On 31. 3. 1994, the Commissioner, Colonisation, Bikaner-respondent No. 2 issued separate notices to all the petitioners under Rule 22 (3) for cancellation of their allotment. All the petitioners filed their reply and after hearing them the authority cancelled the notice on 30. 7. 1997 as it was of the opinion that the said notices were wrongly issued.
Thereafter, the vigilance officer submitted an application before the Commissioner Colonisation under Order 22 Rule 3 C. P. C. , on which the proceedings were initiated and second notices were issued against the petitioners stating that they were not bonafide agriculturists and not bonafide residents before 1. 4. 1955. The same was replied by all the petitioners, but this time after hearing them the Commissioner cancelled the allotment of land made in favour of all the petitioners by separate orders passed on 19. 9. 98 (Annex. 3 in all petitions ). This was challenged by the petitioners by filing separate revision petitions before the Board of Revenue and all these five revision petitions came to be dismissed by common judgment and order dated 18. 5. 1999 (Annex. 4 in all these petitions) passed by the Board of Revenue, therefore, all the petitioners have filed these separate petitions before this Court under Article 226 of the Constitution of India.
Learned counsel Shri Khatri for the respondents vehemently submitted that though the petitioners have labelled these petitions as a petition under Article 226 of the Constitution, but strictly speaking all these petitions are under Article 227 of the Constitution of India. The scope of which is very narrow and limited. He also submitted that when concurrent finding of fact recorded by the authorities below then this Court should not entertain such petitions in its supervisory jurisdiction under Article 227 of the Constitution of India.
(3.) IT is true that all these petitions have wrongly been labelled as a petitions under Article 226 of the Constitution. IT is also true that the scope of this Court in its Supervisory jurisdiction under Article 227 of the Constitution of India is very narror and limited. This Court cannot interfere with the finding of fact recorded by the courts below. Ordinarily, this Court would have dismissed all these petitions on the ground that there are concurrent finding of facts recorded by the courts below which cannot be interfered with by this Court in its supervisory jurisdiction under Article 227 of the Constitution of India.
But from the record of the case it appears that when all the petitioners applied for allotment of land as a land less persons the Patwari Halka and Tehsildar submitted their report that their main occupation was business. While submitting their reports against the petitioners no enquiry was made by them regarding the business licence, shops resgistration or sales tax numbers and other material things. It is not even mentioned in the report that what type of business they were doing.
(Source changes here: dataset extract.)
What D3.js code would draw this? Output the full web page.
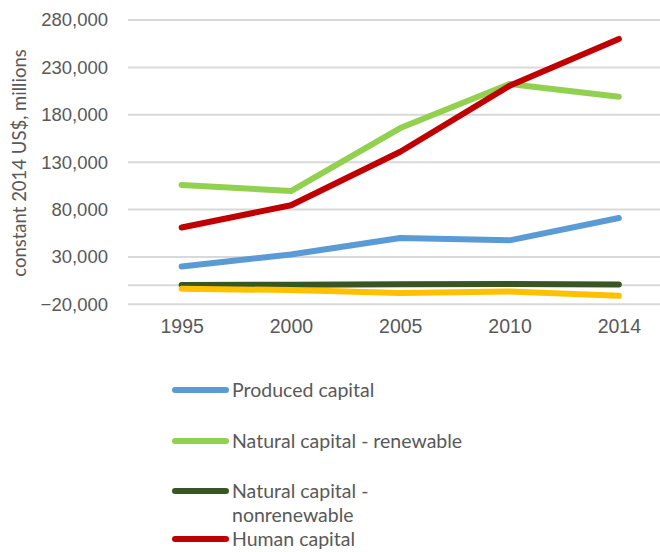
<!DOCTYPE html>
<html>
<head>
<meta charset="utf-8">
<script src="https://cdn.jsdelivr.net/npm/d3@7"></script>
<style>
  html, body { margin: 0; padding: 0; background: #fff; }
  svg { display: block; font-family: Lato, "Open Sans", sans-serif; }
</style>
</head>
<body>
<svg id="chart" width="660" height="552"></svg>
<script>
// Years on the category axis
const years = ["1995", "2000", "2005", "2010", "2014"];

// Wealth components, constant 2014 US$, millions
const producedCapital      = [20000, 32500, 50000, 47500, 71000];
const naturalRenewable     = [106000, 99500, 166000, 212500, 199000];
const naturalNonrenewable  = [300, 600, 1200, 1300, 1000];
const humanCapital         = [61000, 84500, 141000, 210500, 260000];
const netForeignAssets     = [-3500, -5000, -8000, -6500, -11000];

const seriesNames = [
  "Produced capital",
  "Natural capital - renewable",
  "Natural capital - nonrenewable",
  "Human capital",
  "Net foreign assets"
];
const seriesColors = ["#5b9bd5", "#92d050", "#375623", "#c00000", "#ffc000"];

// Value-axis ticks
const yTicks = [-20000, 30000, 80000, 130000, 180000, 230000, 280000];

const seriesValues = [producedCapital, naturalRenewable, naturalNonrenewable, humanCapital, netForeignAssets];
const series = seriesNames.map((name, i) => ({
  name, color: seriesColors[i],
  values: years.map((y, j) => ({ year: y, value: seriesValues[i][j] }))
}));

const svg = d3.select("#chart");
const textColor = "#595959";
const gridColor = "#d9d9d9";

const x = d3.scalePoint().domain(years).range([127, 673.5]).padding(0.5);
const y = d3.scaleLinear().domain([-20000, 280000]).range([304.3, 20]);

// Value-axis labels
const yAxis = d3.axisLeft(y).tickValues(yTicks).tickFormat(d3.format(",")).tickSize(0).tickPadding(20);
const yg = svg.append("g").attr("transform", "translate(128,0)").call(yAxis);
yg.select(".domain").remove();
yg.selectAll(".tick line").remove();
yg.selectAll(".tick text").attr("fill", textColor).attr("font-size", 18.5);

// Horizontal gridlines
svg.append("g").selectAll("line").data(yTicks).join("line")
  .attr("x1", 128).attr("x2", 660)
  .attr("y1", d => y(d)).attr("y2", d => y(d))
  .attr("stroke", gridColor).attr("stroke-width", 2);

// Category axis line drawn at zero
svg.append("line")
  .attr("x1", 128).attr("x2", 660)
  .attr("y1", y(0)).attr("y2", y(0))
  .attr("stroke", gridColor).attr("stroke-width", 2);

// Year labels
const xAxis = d3.axisBottom(x).tickSize(0).tickPadding(0);
const xg = svg.append("g").attr("transform", "translate(0,319)").call(xAxis);
xg.select(".domain").remove();
xg.selectAll(".tick text").attr("fill", textColor).attr("font-size", 19.5).attr("dy", "0.71em");

// Value-axis title
svg.append("text")
  .attr("transform", "translate(26,163) rotate(-90)")
  .attr("text-anchor", "middle")
  .attr("fill", textColor)
  .attr("font-size", 18.5)
  .text("constant 2014 US$, millions");

// Series lines
const line = d3.line().x(d => x(d.year)).y(d => y(d.value));
svg.append("g").selectAll("path").data(series).join("path")
  .attr("d", d => line(d.values))
  .attr("fill", "none")
  .attr("stroke", d => d.color)
  .attr("stroke-width", 6)
  .attr("stroke-linecap", "round")
  .attr("stroke-linejoin", "round");

// Legend (vertical, below the plot); only the rows that fit the frame
const legendRows = [390, 441, 491, 539];
const legendLines = [["Produced capital"], ["Natural capital - renewable"], ["Natural capital -", "nonrenewable"], ["Human capital"]];
const lg = svg.append("g").selectAll("g").data(series.slice(0, legendRows.length)).join("g")
  .attr("transform", (d, i) => `translate(0,${legendRows[i]})`);
lg.append("line")
  .attr("x1", 175).attr("x2", 226)
  .attr("y1", 0).attr("y2", 0)
  .attr("stroke", d => d.color).attr("stroke-width", 6).attr("stroke-linecap", "round");
lg.append("text")
  .attr("x", 232)
  .attr("fill", textColor)
  .attr("font-size", 19.5)
  .selectAll("tspan").data((d, i) => legendLines[i]).join("tspan")
  .attr("x", 232)
  .attr("y", (t, k) => k * 24)
  .attr("dy", "0.35em")
  .text(t => t);
</script>
</body>
</html>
They had not recorded the statement of any villagers to show that their main occupation was business. Under the circumstances, even though the Patwari Halka and Tehsildar submitted their report against the petitioners, such a report cannot be accepted for the simple reason that there was no material to substantiate the fact that they were businessmen. As against that, on an application moved by the petitioners before the allotting authority against the report submitted by the Patwari Halka and Tehsildar, the allotting authority thought it fit to personally enquire into the matter and had gone to the village where the petitioners were residing and enquired from the villagers people about the main source of livelihood of the petitioners and on enquiry the allotting authority was satisfied that they were not businessmen. When the detailed enquiry was made by the allotting authority and on its report if the allotment is made in favour of the petitioners then in my opinion such an authentic report of allotting authority should be preferred to the report of Patwari Halka and Tehsildar. The Commissioner, who had cancelled the allotment made in favour of the petitioners and the Board of Revenue both have committed grave error in placing reliance upon the Patwari Halka and Tehsildar's report rather than the report of allotting authority. Thereby, they have committed jurisdictional error, therefore, this Court has to interfere with such orders passed by the authorities below in its Supervisory jurisdiction under Article 227 of the Constitution of India, though, both the courts below have concurrently found against the petitioners.
Both the courts below have committed material illgality in not considering the fact that allotment of land was made to all the petitioners way back in 1992 and after the period of about two years notices were issued against the petitioners in 1994, but on the sufficient cause being shown those notices were cancelled by the authority by an order dated 30. 7. 97 (Annex. 2 in all the petitions ). Under the circumstances, in my opinion, it was not open to the authority to issue second notice on the same subject against the petitioners under Order 22 Rule 3 C. P. C. on the application submitted by the vigilance officer. In such type of cases, bar of resjudicata will certainly apply. It is unfortunate that in second notices learned Commissioner cancelled the allotment of land made in favour of the petitioners by his order dated 19. 9. 98 (Annex. 3 ). Even assuming for the sake of arguments that the petitioners were earning their livelihood by running small shops on a small piece of land but that would not make them as a businessmen. For running a regular shop, a person is required to have licence under the Shops Establishment Act, sales tax numbers etc. In absence of all these things one cannot be said to be a businessman. If the persons are landless persons and after making detail personal enquiry if the allotting authority is fully convinced that they are entitled for land as a landless persons then in my opinion such an opinion should be preferred to the opinion of Patwari Halka or Tehsildar, unless and until there is a serious allegation of malafide is levelled against the allotting authority while allotting the land to the landless persons.